**YOUR GOAL:** From the listing below, copy only the lines running from the line that contains "The picture is" to the line that contains "-65, -82, -95]", both included.

Plotting code records
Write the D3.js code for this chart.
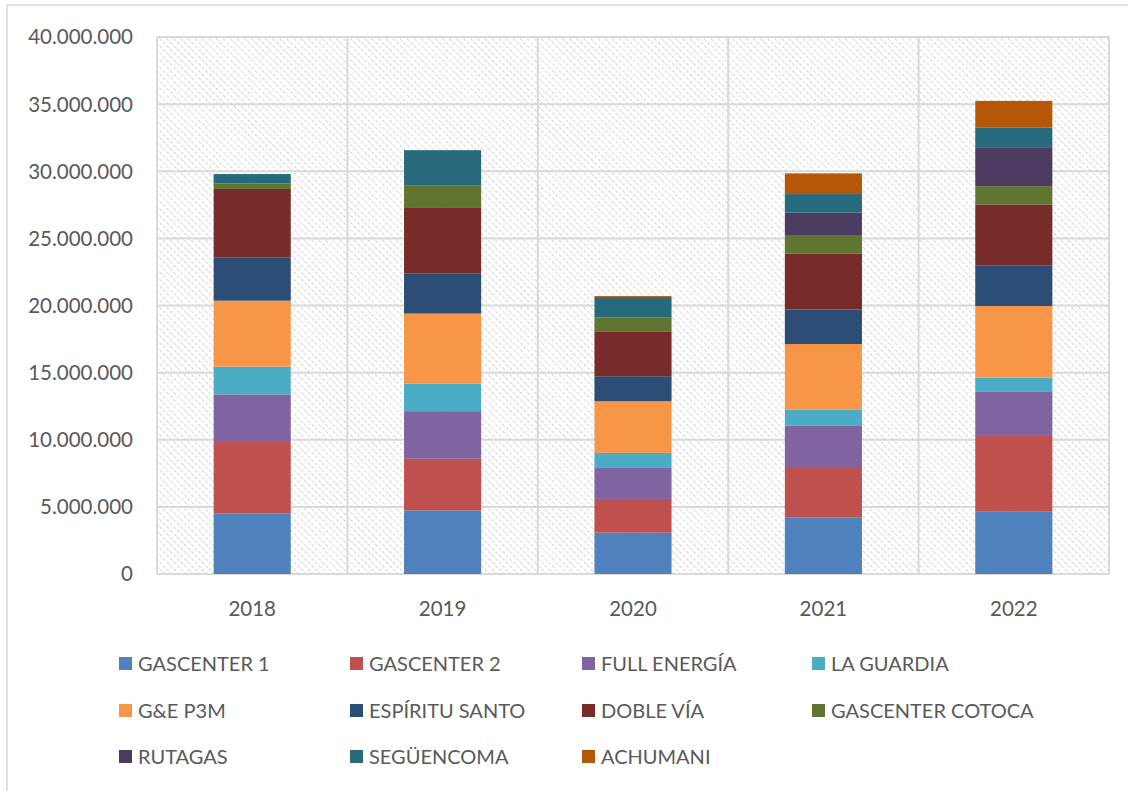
<!DOCTYPE html>
<html>
<head>
<meta charset="utf-8">
<script src="https://cdn.jsdelivr.net/npm/d3@7"></script>
<style>
  body { margin: 0; background: #fff; }
  svg text { font-family: Lato, "Open Sans", sans-serif; fill: #595959; }
</style>
</head>
<body>
<div id="app"></div>
<script>
const years = ["2018", "2019", "2020", "2021", "2022"];
const seriesNames = [
  "GASCENTER 1", "GASCENTER 2", "FULL ENERGÍA", "LA GUARDIA",
  "G&E P3M", "ESPÍRITU SANTO", "DOBLE VÍA", "GASCENTER COTOCA",
  "RUTAGAS", "SEGÜENCOMA", "ACHUMANI"
];
const seriesColors = [
  "#4f81bd", "#c0504d", "#8064a2", "#4bacc6",
  "#f79646", "#2c4d75", "#772c2a", "#5f7530",
  "#4d3b62", "#276a7c", "#b65708"
];

// values per year, one array per station (2018..2022)
const gascenter1 = [4520000, 4740000, 3080000, 4220000, 4640000];
const gascenter2 = [5310000, 3840000, 2510000, 3750000, 5710000];
const fullEnergia = [3550000, 3550000, 2310000, 3100000, 3260000];
const laGuardia = [2060000, 2060000, 1120000, 1190000, 1010000];
const gyeP3m = [4920000, 5210000, 3850000, 4870000, 5340000];
const espirituSanto = [3200000, 3000000, 1860000, 2580000, 3000000];
const dobleVia = [5120000, 4920000, 3350000, 4170000, 4570000];
const gascenterCotoca = [420000, 1640000, 1040000, 1370000, 1360000];
const rutagas = [0, 0, 0, 1660000, 2900000];
const seguencoma = [690000, 2610000, 1510000, 1390000, 1470000];
const achumani = [0, 0, 70000, 1540000, 1980000];

const yTicks = [0, 5000000, 10000000, 15000000, 20000000, 25000000, 30000000, 35000000, 40000000];

const allSeries = [
  gascenter1, gascenter2, fullEnergia, laGuardia, gyeP3m, espirituSanto,
  dobleVia, gascenterCotoca, rutagas, seguencoma, achumani
];

const width = 1128;
const height = 791;
const plot = { left: 157, right: 1109, top: 37, bottom: 574 };

const table = years.map((y, i) => {
  const row = { year: y };
  seriesNames.forEach((name, k) => { row[name] = allSeries[k][i]; });
  return row;
});

const stacked = d3.stack().keys(seriesNames)(table);

const xScale = d3.scaleBand()
  .domain(years)
  .range([plot.left, plot.right])
  .padding(0);

const yScale = d3.scaleLinear()
  .domain([0, 40000000])
  .range([plot.bottom, plot.top]);

const barWidth = xScale.bandwidth() * 0.405;

const svg = d3.select("#app")
  .append("svg")
  .attr("width", width)
  .attr("height", height);

// hatch fill of the plot area
const defs = svg.append("defs");
const pattern = defs.append("pattern")
  .attr("id", "hatch")
  .attr("patternUnits", "userSpaceOnUse")
  .attr("width", 5)
  .attr("height", 5)
  .attr("patternTransform", "rotate(-45)");
pattern.append("line")
  .attr("x1", 0).attr("y1", 0)
  .attr("x2", 0).attr("y2", 5)
  .attr("stroke", "#cbcbcb")
  .attr("stroke-width", 1.6)
  .attr("stroke-dasharray", "3.5 1.5");

// outer chart frame
svg.append("rect")
  .attr("x", 7)
  .attr("y", 5)
  .attr("width", width + 10)
  .attr("height", height + 10)
  .attr("fill", "none")
  .attr("stroke", "#d9d9d9")
  .attr("stroke-width", 1.5);

svg.append("rect")
  .attr("x", plot.left)
  .attr("y", plot.top)
  .attr("width", plot.right - plot.left)
  .attr("height", plot.bottom - plot.top)
  .attr("fill", "url(#hatch)");

// horizontal gridlines
svg.append("g")
  .selectAll("line")
  .data(yTicks)
  .enter()
  .append("line")
  .attr("x1", plot.left)
  .attr("x2", plot.right)
  .attr("y1", (d) => yScale(d))
  .attr("y2", (d) => yScale(d))
  .attr("stroke", "#d9d9d9")
  .attr("stroke-width", 2);

// vertical gridlines at category edges
const edges = years.map((y) => xScale(y)).concat([plot.right]);
svg.append("g")
  .selectAll("line")
  .data(edges)
  .enter()
  .append("line")
  .attr("x1", (d) => d)
  .attr("x2", (d) => d)
  .attr("y1", plot.top)
  .attr("y2", plot.bottom)
  .attr("stroke", "#d9d9d9")
  .attr("stroke-width", 2);

// stacked bars
svg.append("g")
  .selectAll("g")
  .data(stacked)
  .enter()
  .append("g")
  .attr("fill", (d, i) => seriesColors[i])
  .selectAll("rect")
  .data((d) => d)
  .enter()
  .append("rect")
  .attr("x", (d) => xScale(d.data.year) + (xScale.bandwidth() - barWidth) / 2)
  .attr("y", (d) => yScale(d[1]))
  .attr("width", barWidth)
  .attr("height", (d) => yScale(d[0]) - yScale(d[1]));

// y axis labels
const fmt = (v) => d3.format(",")(v).replace(/,/g, ".");
svg.append("g")
  .selectAll("text")
  .data(yTicks)
  .enter()
  .append("text")
  .attr("x", 133)
  .attr("y", (d) => yScale(d))
  .attr("dy", "0.36em")
  .attr("text-anchor", "end")
  .style("font-size", "20.5px")
  .text((d) => fmt(d));

// x axis labels
svg.append("g")
  .selectAll("text")
  .data(years)
  .enter()
  .append("text")
  .attr("x", (d) => xScale(d) + xScale.bandwidth() / 2)
  .attr("y", 609)
  .attr("dy", "0.36em")
  .attr("text-anchor", "middle")
  .style("font-size", "20.5px")
  .text((d) => d);

// legend
const legendCols = [119, 350, 582, 812];
const legendRows = [664, 711, 757];
const legend = svg.append("g").attr("id", "legend");
const items = legend.selectAll("g")
  .data(seriesNames)
  .enter()
  .append("g")
  .attr("transform", (d, i) => `translate(${legendCols[i % 4]}, ${legendRows[Math.floor(i / 4)]})`);
items.append("rect")
  .attr("x", 0)
  .attr("y", -7)
  .attr("width", 13)
  .attr("height", 13)
  .attr("fill", (d, i) => seriesColors[i]);
items.append("text")
  .attr("x", 19)
  .attr("y", 0)
  .attr("dy", "0.36em")
  .style("font-size", "20px")
  .text((d) => d);
</script>
</body>
</html>
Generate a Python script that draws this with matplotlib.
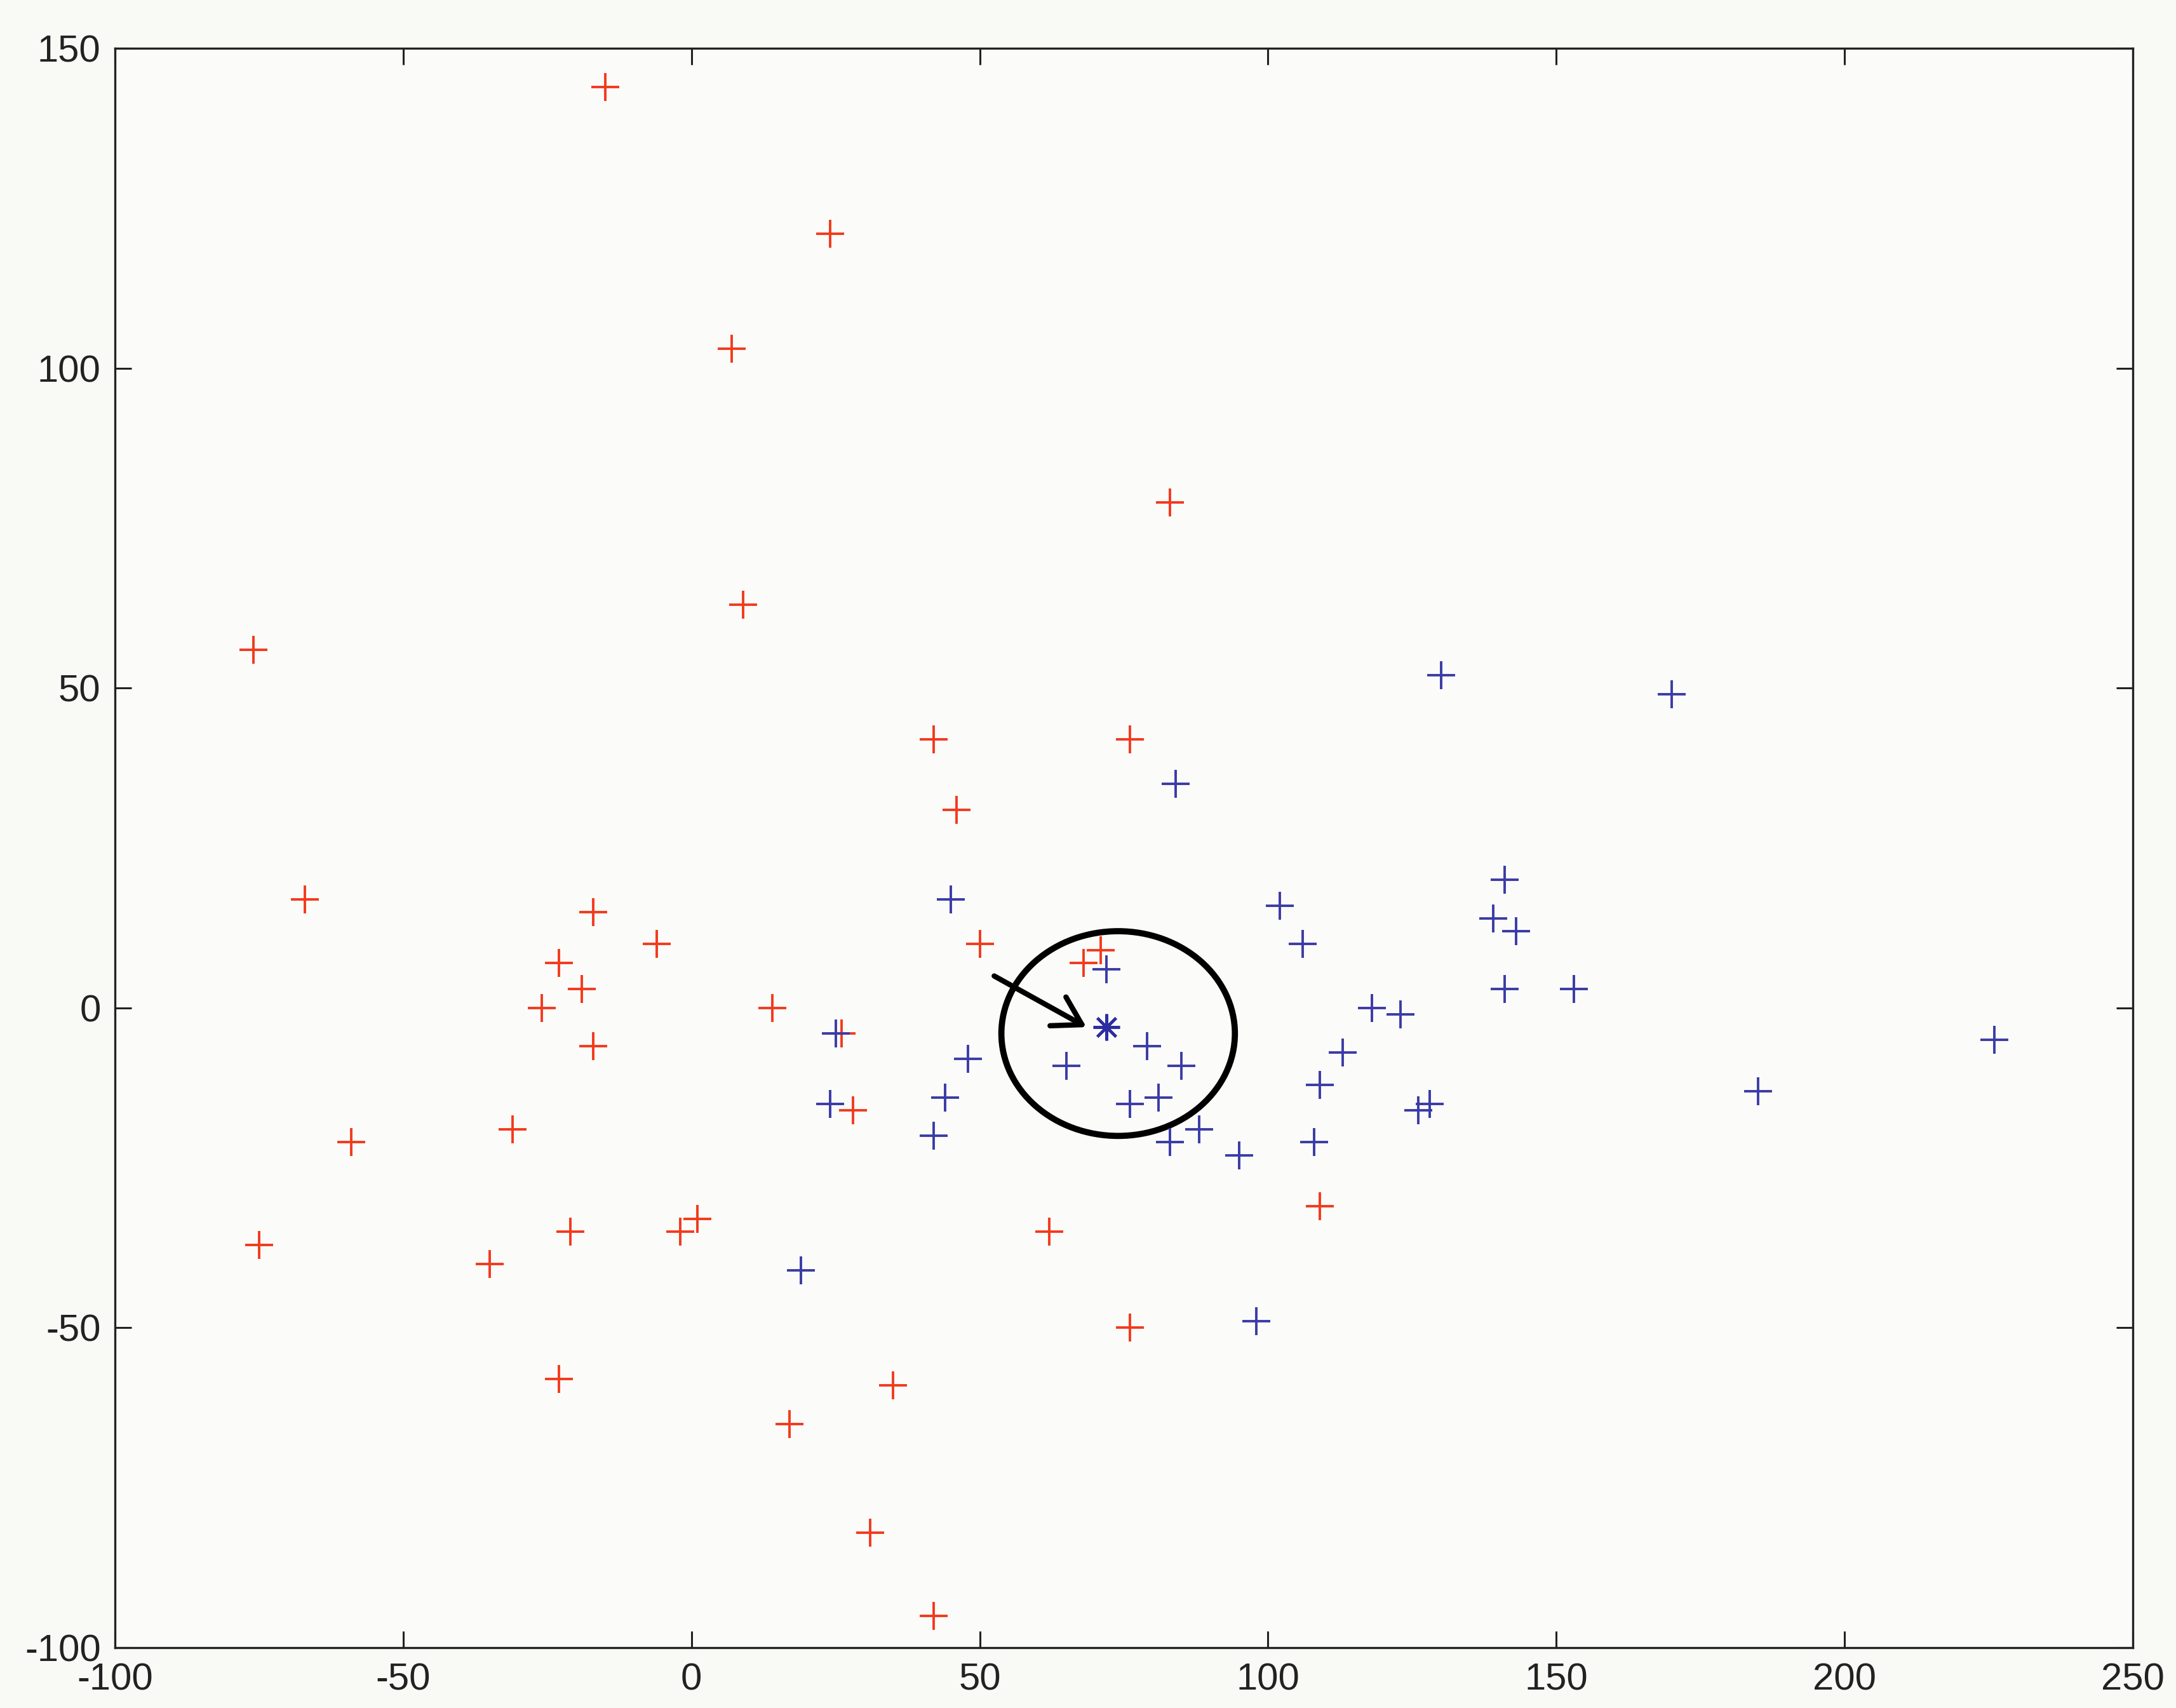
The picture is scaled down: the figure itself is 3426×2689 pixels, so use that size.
import matplotlib
matplotlib.use('Agg')
import matplotlib.pyplot as plt
from matplotlib.patches import Ellipse

plt.rcParams['font.family'] = ['Liberation Sans', 'DejaVu Sans']
plt.rcParams['axes.unicode_minus'] = False

# class 1 (red)
red_x = [-15, 24, 7, 83, 9, -76, 42, 76, 46, -67, -17, -6, 50, -23, -19, -26, 14,
         -17, 26, 68, 71, -59, -31, 28, -75, -21, -2, 1, -35, 62, 109, 76, -23, 35,
         17, 31, 42]
red_y = [144, 121, 103, 79, 63, 56, 42, 42, 31, 17, 15, 10, 10, 7, 3, 0, 0,
         -6, -4, 7, 9, -21, -19, -16, -37, -35, -35, -33, -40, -35, -31, -50, -58, -59,
         -65, -82, -95]

# class 2 (blue)
blue_x = [130, 170, 84, 45, 141, 102, 139, 143, 106, 72, 141, 153, 118, 123, 25,
          226, 79, 113, 48, 65, 85, 109, 185, 44, 24, 76, 81, 126, 128, 88, 83,
          95, 42, 108, 19, 98]
blue_y = [52, 49, 35, 17, 20, 16, 14, 12, 10, 6, 3, 3, 0, -1, -4,
          -5, -6, -7, -8, -9, -9, -12, -13, -14, -15, -15, -14, -16, -15, -19, -21,
          -23, -20, -21, -41, -49]

# test sample
test_x = [72]
test_y = [-3]

# neighbourhood circle and arrow
circ_cx, circ_cy = 74, -4
circ_w, circ_h = 40.5, 32
arrow_from = (52.5, 5)
arrow_to = (68.5, -3)

fig = plt.figure(figsize=(34.26, 26.89), dpi=100, facecolor='#f9f9f6')
ax = fig.add_axes([0.0528, 0.0353, 0.9274, 0.9364])
ax.set_facecolor('#fbfbf9')

ax.plot(red_x, red_y, '+', color='#f23a1c', markersize=32, markeredgewidth=2.8)
ax.plot(blue_x, blue_y, '+', color='#3b3ba6', markersize=32, markeredgewidth=2.8)
ax.plot(test_x, test_y, marker=(8, 2, 0), linestyle='none', color='#2e2ea0',
        markersize=30, markeredgewidth=3.2)

ax.add_patch(Ellipse((circ_cx, circ_cy), circ_w, circ_h, fill=False,
                     edgecolor='black', linewidth=7))
ax.annotate('', xy=arrow_to, xytext=arrow_from,
            arrowprops=dict(arrowstyle='->,head_length=0.5,head_width=0.3',
                            color='black', lw=6, mutation_scale=62,
                            shrinkA=0, shrinkB=0))

ax.set_xlim(-100, 250)
ax.set_ylim(-100, 150)
ax.set_xticks(range(-100, 251, 50))
ax.set_yticks(range(-100, 151, 50))

for s in ax.spines.values():
    s.set_linewidth(2.4)
    s.set_color('#222222')
ax.tick_params(direction='in', length=19, width=2.2, top=True, right=True,
               labelsize=43, colors='#222222')
ax.tick_params(axis='y', pad=16)
ax.tick_params(axis='x', pad=17)

fig.savefig('out.png', dpi=100, facecolor=fig.get_facecolor())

**WORKED SOLUTION:**
The picture is scaled down: the figure itself is 3426×2689 pixels, so use that size.
import matplotlib
matplotlib.use('Agg')
import matplotlib.pyplot as plt
from matplotlib.patches import Ellipse

plt.rcParams['font.family'] = ['Liberation Sans', 'DejaVu Sans']
plt.rcParams['axes.unicode_minus'] = False

# class 1 (red)
red_x = [-15, 24, 7, 83, 9, -76, 42, 76, 46, -67, -17, -6, 50, -23, -19, -26, 14,
         -17, 26, 68, 71, -59, -31, 28, -75, -21, -2, 1, -35, 62, 109, 76, -23, 35,
         17, 31, 42]
red_y = [144, 121, 103, 79, 63, 56, 42, 42, 31, 17, 15, 10, 10, 7, 3, 0, 0,
         -6, -4, 7, 9, -21, -19, -16, -37, -35, -35, -33, -40, -35, -31, -50, -58, -59,
         -65, -82, -95]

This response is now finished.